Processo Stasi, ergastolo per Candita. Una sentenza inconcepibile.

Se è vero che il pubblico ministero Giuseppe De Nozza aveva chiesto nel processo per la morte del 19enne Paolo Stasi l’ergastolo per il 22enne Cristian Candita, colpevole di aver accompagnato il 9 novembre 2022 l’allora minorenne L.B ad uccidere Stasi, sorprende tuttavia come la corte giudicante, presieduta da Maurizio Saso possa aver, sia pure al termine di una lunga camera di consiglio, emanato un dispositivo di sentenza che accoglie le richieste del pm.
Ergastolo, con isolamento diurno di un anno (più una provvisionale di 200 mila euro a testa per i genitori e la sorella della vittima) per Candita, con l’accusa di concorso in omicidio, con l’aggravante della premeditazione e dei futili motivi: questo è quanto stato decretato dalla Corte, prima che la stessa pubblichi le motivazioni della sentenza.
Una sentenza che definiamo inconcepibile per una serie di motivi, il più lampante dei quali è che la giustizia italiana possa riconoscere una pena tutto sommato moderata, al responsabile e reo confesso dell’omicidio, di 20 anni ridotti a 16 in secondo grado, per il solo fatto che egli fosse minorenne, per pochi mesi ancora, all’epoca dei fatti.
Al tempo stesso, in maniera inversamente proporzionale alle responsabilità oggettive, punisce con l’ergastolo chi abbia avuto l’infelicissima idea di accompagnare l’amico a vendicarsi per il debito di droga, 5 mila euro, che Paolo Stasi aveva contratto nei suoi confronti.
Che vi fosse la premeditazione di uccidere Stasi, non si evince in maniera inequivocabile dalle intercettazioni e dalla ricostruzione della vicenda, ma ancora, il soggetto animato da voglia di rivalsa nei confronti di Stasi, era il minorenne, che certamente aveva riferito a Candita di volerlo colpire alle gambe con la propria pistola, e che poi i colpi diretti al petto siano partiti perché Stasi avrebbe cercato di respingerlo chiudendo il portone della sua abitazione.
In sostanza, si attribuisce un “fine pena mai” a chi, pur essendo anch’egli molto giovane, sebbene già maggiorenne da qualche anno, accompagna l’amico ancora minorenne a compiere quello che doveva essere “solo” un avvertimento, e si alleggerisce in maniera fin troppo dolce la responsabilità oggettiva di un soggetto che ha ucciso.
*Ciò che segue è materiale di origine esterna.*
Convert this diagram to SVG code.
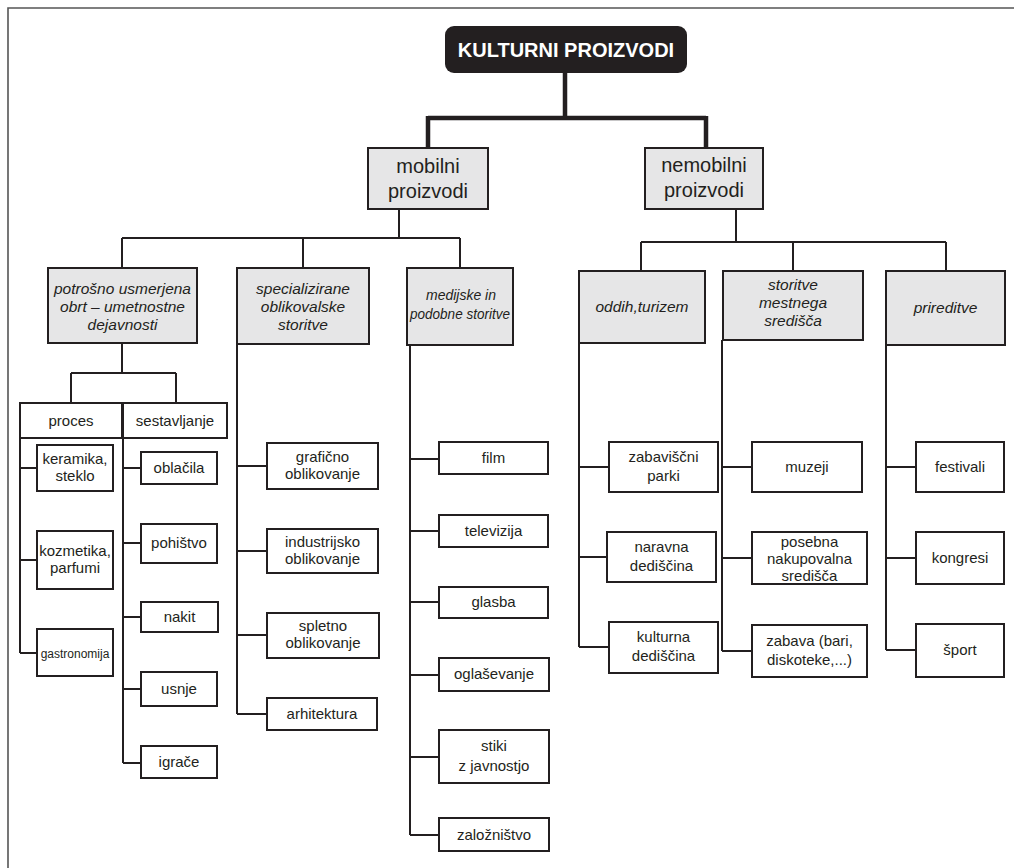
<svg xmlns="http://www.w3.org/2000/svg" width="1014" height="868" viewBox="0 0 1014 868">
<style>
.bg{fill:#fff}
.frame{fill:none;stroke:#555;stroke-width:1.6}
.c{fill:none;stroke:#231f20;stroke-width:2}
.ct{fill:none;stroke:#231f20;stroke-width:4.5}
.root rect{fill:#231f20}
.root text{fill:#fff;font:bold 20px "Liberation Sans",Arial,sans-serif;text-anchor:middle}
.l1 rect{fill:#e6e6e7;stroke:#231f20;stroke-width:2}
.l1 text{fill:#231f20;font:20px "Liberation Sans",Arial,sans-serif;text-anchor:middle}
.l2 rect{fill:#e6e6e7;stroke:#231f20;stroke-width:2}
.l2 text{fill:#231f20;font:italic 15.5px "Liberation Sans",Arial,sans-serif;text-anchor:middle}
.lf rect{fill:#fff;stroke:#231f20;stroke-width:2}
.lf text{fill:#231f20;font:15px "Liberation Sans",Arial,sans-serif;text-anchor:middle}
</style>
<rect class="bg" x="0" y="0" width="1014" height="868"/>
<path class="frame" d="M8,868 V8 H1014"/>
<g id="connectors">
<path class="ct" d="M565,73 V118 M428,118 H706 M428,116 V148 M706,116 V148"/>
<path class="c" d="M399,209 V238 M122,238 H460 M122,238 V268 M303,238 V268 M460,238 V268"/>
<path class="c" d="M736,209 V242 M641,242 H946 M641,242 V271 M793,242 V271 M946,242 V271"/>
<path class="c" d="M122,343 V373 M71,373 H176 M71,373 V403 M176,373 V403"/>
<path class="c" d="M20,438 V653 M20,468 H37 M20,560 H37 M20,653 H37"/>
<path class="c" d="M123,438 V763 M123,468 H141 M123,543 H141 M123,617 H141 M123,689 H141 M123,763 H141"/>
<path class="c" d="M237,344 V714 M237,466 H267 M237,551 H267 M237,635 H267 M237,714 H267"/>
<path class="c" d="M410,345 V835 M410,459 H439 M410,531 H439 M410,602 H439 M410,675 H439 M410,757 H439 M410,835 H439"/>
<path class="c" d="M579,343 V647 M579,467 H609 M579,557 H607 M579,647 H609"/>
<path class="c" d="M722,340 V651 M722,467 H752 M722,558 H752 M722,651 H752"/>
<path class="c" d="M886,345 V650 M886,467 H916 M886,558 H916 M886,650 H916"/>
</g>
<g id="root" class="root"><rect x="445" y="26" width="242" height="47" rx="9"/><text x="566" y="57">KULTURNI PROIZVODI</text></g>
<g id="mobilni" class="l1"><rect x="368" y="148" width="120" height="61"/><text x="428" y="173">mobilni</text><text x="428" y="198">proizvodi</text></g>
<g id="nemobilni" class="l1"><rect x="645" y="148" width="118" height="61"/><text x="704" y="172">nemobilni</text><text x="704" y="197">proizvodi</text></g>
<g id="potrosno" class="l2"><rect x="48" y="268" width="149" height="75"/><text x="122.5" y="294">potrošno usmerjena</text><text x="122.5" y="312">obrt – umetnostne</text><text x="122.5" y="330">dejavnosti</text></g>
<g id="specializirane" class="l2"><rect x="237" y="268" width="132" height="76"/><text x="303" y="294">specializirane</text><text x="303" y="312">oblikovalske</text><text x="303" y="330">storitve</text></g>
<g id="medijske" class="l2"><rect x="407" y="268" width="106" height="77"/><text x="461" y="300" textLength="70" lengthAdjust="spacingAndGlyphs">medijske in</text><text x="460" y="319" textLength="100" lengthAdjust="spacingAndGlyphs">podobne storitve</text></g>
<g id="oddih" class="l2"><rect x="579" y="271" width="126" height="72"/><text x="642" y="312">oddih,turizem</text></g>
<g id="storitve" class="l2"><rect x="723" y="271" width="140" height="69"/><text x="793" y="290">storitve</text><text x="793" y="308">mestnega</text><text x="793" y="326">središča</text></g>
<g id="prireditve" class="l2"><rect x="886" y="271" width="119" height="74"/><text x="945.5" y="313">prireditve</text></g>
<g id="proces" class="lf"><rect x="20" y="403" width="102" height="35"/><text x="71" y="426">proces</text></g>
<g id="sestavljanje" class="lf"><rect x="123" y="403" width="104" height="35"/><text x="175" y="426">sestavljanje</text></g>
<g id="keramika" class="lf"><rect x="37" y="445" width="76" height="46"/><text x="75" y="464">keramika,</text><text x="75" y="481">steklo</text></g>
<g id="kozmetika" class="lf"><rect x="37" y="531" width="76" height="58"/><text x="75" y="556">kozmetika,</text><text x="75" y="573">parfumi</text></g>
<g id="gastronomija" class="lf"><rect x="37" y="629" width="76" height="47"/><text x="75" y="658" style="font-size:12px">gastronomija</text></g>
<g id="oblacila" class="lf"><rect x="141" y="452" width="76" height="32"/><text x="179" y="473">oblačila</text></g>
<g id="pohistvo" class="lf"><rect x="141" y="524" width="76" height="39"/><text x="179" y="548">pohištvo</text></g>
<g id="nakit" class="lf"><rect x="141" y="602" width="77" height="30"/><text x="179.5" y="622">nakit</text></g>
<g id="usnje" class="lf"><rect x="141" y="672" width="76" height="34"/><text x="179" y="694">usnje</text></g>
<g id="igrace" class="lf"><rect x="141" y="746" width="76" height="32"/><text x="179" y="767">igrače</text></g>
<g id="graficno" class="lf"><rect x="267" y="443" width="111" height="46"/><text x="322.5" y="462">grafično</text><text x="322.5" y="479">oblikovanje</text></g>
<g id="industrijsko" class="lf"><rect x="267" y="529" width="111" height="44"/><text x="322.5" y="547">industrijsko</text><text x="322.5" y="564">oblikovanje</text></g>
<g id="spletno" class="lf"><rect x="267" y="613" width="112" height="45"/><text x="323" y="631">spletno</text><text x="323" y="648">oblikovanje</text></g>
<g id="arhitektura" class="lf"><rect x="267" y="698" width="110" height="32"/><text x="322" y="719">arhitektura</text></g>
<g id="film" class="lf"><rect x="439" y="442" width="109" height="32"/><text x="493.5" y="463">film</text></g>
<g id="televizija" class="lf"><rect x="439" y="515" width="109" height="32"/><text x="493.5" y="536">televizija</text></g>
<g id="glasba" class="lf"><rect x="439" y="587" width="109" height="31"/><text x="493.5" y="607">glasba</text></g>
<g id="oglasevanje" class="lf"><rect x="439" y="658" width="110" height="33"/><text x="494" y="679">oglaševanje</text></g>
<g id="stiki" class="lf"><rect x="439" y="730" width="110" height="53"/><text x="494" y="751">stiki</text><text x="494" y="771">z javnostjo</text></g>
<g id="zaloznistvo" class="lf"><rect x="439" y="818" width="110" height="33"/><text x="494" y="840">založništvo</text></g>
<g id="zabaviscni" class="lf"><rect x="609" y="442" width="109" height="50"/><text x="663.5" y="462">zabaviščni</text><text x="663.5" y="481">parki</text></g>
<g id="naravna" class="lf"><rect x="607" y="532" width="109" height="50"/><text x="661.5" y="552">naravna</text><text x="661.5" y="571">dediščina</text></g>
<g id="kulturna" class="lf"><rect x="609" y="622" width="109" height="51"/><text x="663.5" y="642">kulturna</text><text x="663.5" y="661">dediščina</text></g>
<g id="muzeji" class="lf"><rect x="752" y="442" width="110" height="50"/><text x="807" y="472">muzeji</text></g>
<g id="posebna" class="lf"><rect x="752" y="532" width="115" height="52"/><text x="809.5" y="547">posebna</text><text x="809.5" y="564">nakupovalna</text><text x="809.5" y="581">središča</text></g>
<g id="zabava" class="lf"><rect x="752" y="625" width="115" height="52"/><text x="809.5" y="646">zabava (bari,</text><text x="809.5" y="665">diskoteke,...)</text></g>
<g id="festivali" class="lf"><rect x="916" y="442" width="88" height="50"/><text x="960" y="472">festivali</text></g>
<g id="kongresi" class="lf"><rect x="916" y="532" width="88" height="52"/><text x="960" y="563">kongresi</text></g>
<g id="sport" class="lf"><rect x="916" y="624" width="88" height="53"/><text x="960" y="655">šport</text></g>
</svg>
La sproporzione è evidente.
E se pure vogliamo tenere fermi i principi giuridici inscritti nel riconoscimento delle attenuanti date dalla minore età, non si può non vedere che sull’accompagnatore non vi sia un uguale bilanciamento fra responsabilità oggettive nella vicenda e pena comminata.
Giova inoltre ricordare come la vicenda si inquadri all’interno di un giro di spaccio, della quale la stessa povera vittima era parte attiva, assieme alla madre, la quale è stata invece assolta quest’oggi dall’accusa di aver cooperato con il figlio Paolo nella preparazione delle dosi da vendere sulla piazza francavillese.
Per lei era stato lo stesso pm De Nozza a chiedere l’assoluzione. Ci potrebbe stare anche questo, visto che, come si dice in questi casi, quella madre sta già scontando una pena enorme. Ma di nuovo, come si fa a non notare come si tratti di un caso di giustizia strabica?
L’avvocato dell’imputato, Maurizio Campanino, ha subito preannunciato di voler fare ricorso in Appello.